Air pollution is one of the leading causes of respiratory health problems across the globe. The health problems have been rampant among children and adults. However, recent findings have shown the adverse effects of air pollution to fetuses. The situation is so dire that that particles have been found to reach the fetal side of the placenta!
The study has shown that polluted air breathed by the mother can diffuse its way to reach the placenta. Air pollution comes from particles released from motor vehicles, industries and even smoking. The study, which examined many sample placentas, found these particles lodged in every millimeter square of it.
In the recent years , there has been a direct co-relationship between air pollution and birth defects. In this case, the polluted particles were attributed to premature births and low birth weights. The particles were also identified to cause inflammation to both the mother and the unborn child.
Air pollution has long life effects to the unborn children. The children are likely to be born with defects that will not only affect their future but also reduce their chances of survival. The defects occurs since the fetal stage is the most crucial step in development. It is the moment in which all vital organs develop.
Sadly , air pollution is harming these delicate organs and all other cells in the human body. Billions of these particles will continue to exist in body even in places such as the blood brain barrier. Due to this, it is estimated that over 90 percent of people are living in highly polluted areas.
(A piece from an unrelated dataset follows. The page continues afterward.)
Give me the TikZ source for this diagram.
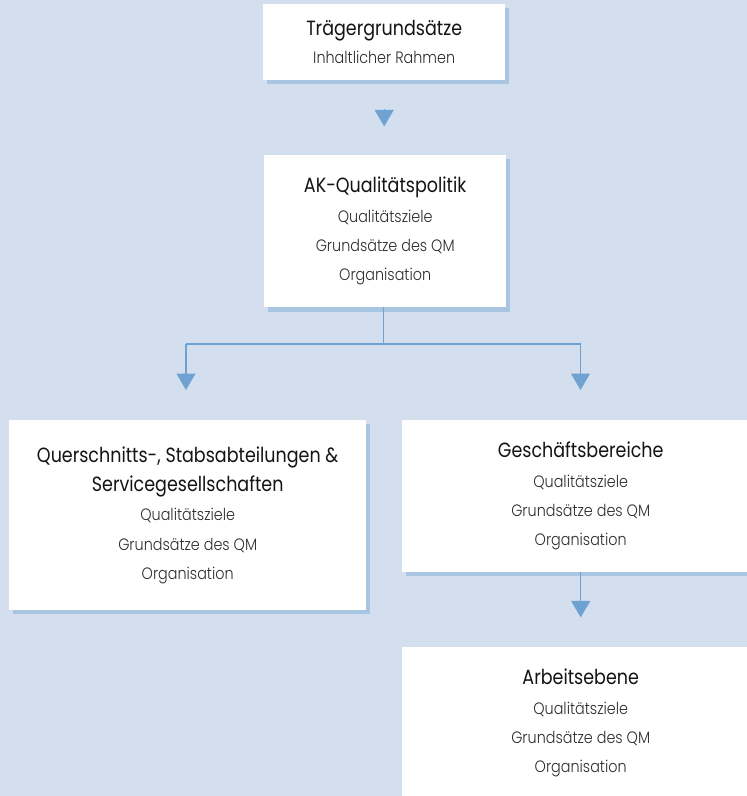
\documentclass[tikz,border=0pt]{standalone}
\usepackage{fontspec}
\setmainfont{Poppins}[FakeStretch=0.85]
\newfontfamily\lightfont{Poppins Light}[FakeStretch=0.87]
\usetikzlibrary{arrows.meta,calc}
\definecolor{bgc}{RGB}{211,223,239}
\definecolor{shadowc}{RGB}{168,197,226}
\definecolor{arrowc}{RGB}{111,162,208}
\definecolor{titlec}{RGB}{20,20,20}
\definecolor{subc}{RGB}{45,45,45}
\newcommand{\ttl}[1]{{\color{titlec}\fontsize{20.6}{29.3}\selectfont #1}}
\newcommand{\sbt}[1]{{\color{subc}\lightfont\fontsize{16.5}{29.3}\selectfont #1}}
\tikzset{
  box/.style={fill=white, inner sep=0pt, align=center, anchor=north west,
    font=\fontsize{16.5}{29.3}\selectfont},
  arr/.style={draw=arrowc, line width=1.2pt, -{Triangle[width=19pt,length=16.5pt]}, arrowc},
  conn/.style={draw=arrowc, line width=1.2pt}
}
\begin{document}
\begin{tikzpicture}[x=1pt,y=-1pt]
\useasboundingbox (0,0) rectangle (747,796);
\clip (0,0) rectangle (747,796);
\fill[bgc] (0,0) rectangle (747,796);
% shadows
\fill[shadowc] (267,8) rectangle (509,83.5);
\fill[shadowc] (268,159) rectangle (510,311.5);
\fill[shadowc] (13,424) rectangle (370,614);
\fill[shadowc] (406,424) rectangle (763,576);
\fill[shadowc] (406,651) rectangle (763,803);
% boxes
\node[box, minimum width=242pt, minimum height=76pt] (b1) at (263,4)
  {\ttl{Trägergrundsätze}\\[-1pt]\sbt{Inhaltlicher Rahmen}};
\node[box, minimum width=242pt, minimum height=152pt] (b2) at (264,155)
  {\ttl{AK-Qualitätspolitik}\\\sbt{Qualitätsziele}\\\sbt{Grundsätze des QM}\\\sbt{Organisation}};
\node[box, minimum width=357pt, minimum height=190pt] (b3) at (9,420)
  {\ttl{Querschnitts-, Stabsabteilungen \&}\\\ttl{Servicegesellschaften}\\\sbt{Qualitätsziele}\\\sbt{Grundsätze des QM}\\\sbt{Organisation}};
\node[box, minimum width=357pt, minimum height=152pt] (b4) at (402,420)
  {\ttl{Geschäftsbereiche}\\\sbt{Qualitätsziele}\\\sbt{Grundsätze des QM}\\\sbt{Organisation}};
\node[box, minimum width=357pt, minimum height=152pt] (b5) at (402,647)
  {\ttl{Arbeitsebene}\\\sbt{Qualitätsziele}\\\sbt{Grundsätze des QM}\\\sbt{Organisation}};
% connectors
\coordinate (a1s) at ($(b1.south)+(0,29)$);
\coordinate (a1e) at ($(b1.south)+(0,46)$);
\draw[arr] (a1s) -- (a1e);
\coordinate (j) at ($(b2.south)+(-1.5,37)$);
\coordinate (jl) at (186,344);
\coordinate (jr) at (580.5,344);
\draw[conn] ($(b2.south)+(-1.5,0)$) -- (j);
\draw[conn] (jl) -- (jr);
\draw[arr] (jl) -- (186,390);
\draw[arr] (jr) -- (580.5,390);
\draw[arr] (b4.south) -- ($(b4.south)+(0,45)$);
\end{tikzpicture}
\end{document}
The study , which was published in the Journal Nature Communications, reviewed the placentas of 25 non-smoking women from Hasselt. It concluded that despite the availability of the particles being lower than the EU limit, their capacity was still higher than the WHO recommended limit.
The number of nano particles found in the placentas was almost equal to the amount of pollution the mother was exposed. It was determined that a mother living near a road , had 20,000 nano-particles per cubic millimetre in the placentas while those living further away, had 10,000 per cubic millimetre.
On the other hand, Placentas from miscarriages were also examined. These particles were dated back to 12 weeks of age of the fetuses. The nano particles problem is so rampant as it continues to affect children even in their school going days. An average of 10 million particles were detected in school going children between the ages of 9-12 years.
However, it is quite difficult to base these finding on any particular mode of transmission as everyone breathes in air to live. Recently , WHO has determined air pollution as a global health problem that needs to be addressed. It is the role of governments and other institutions to champion changes to foster the reduction of air pollution.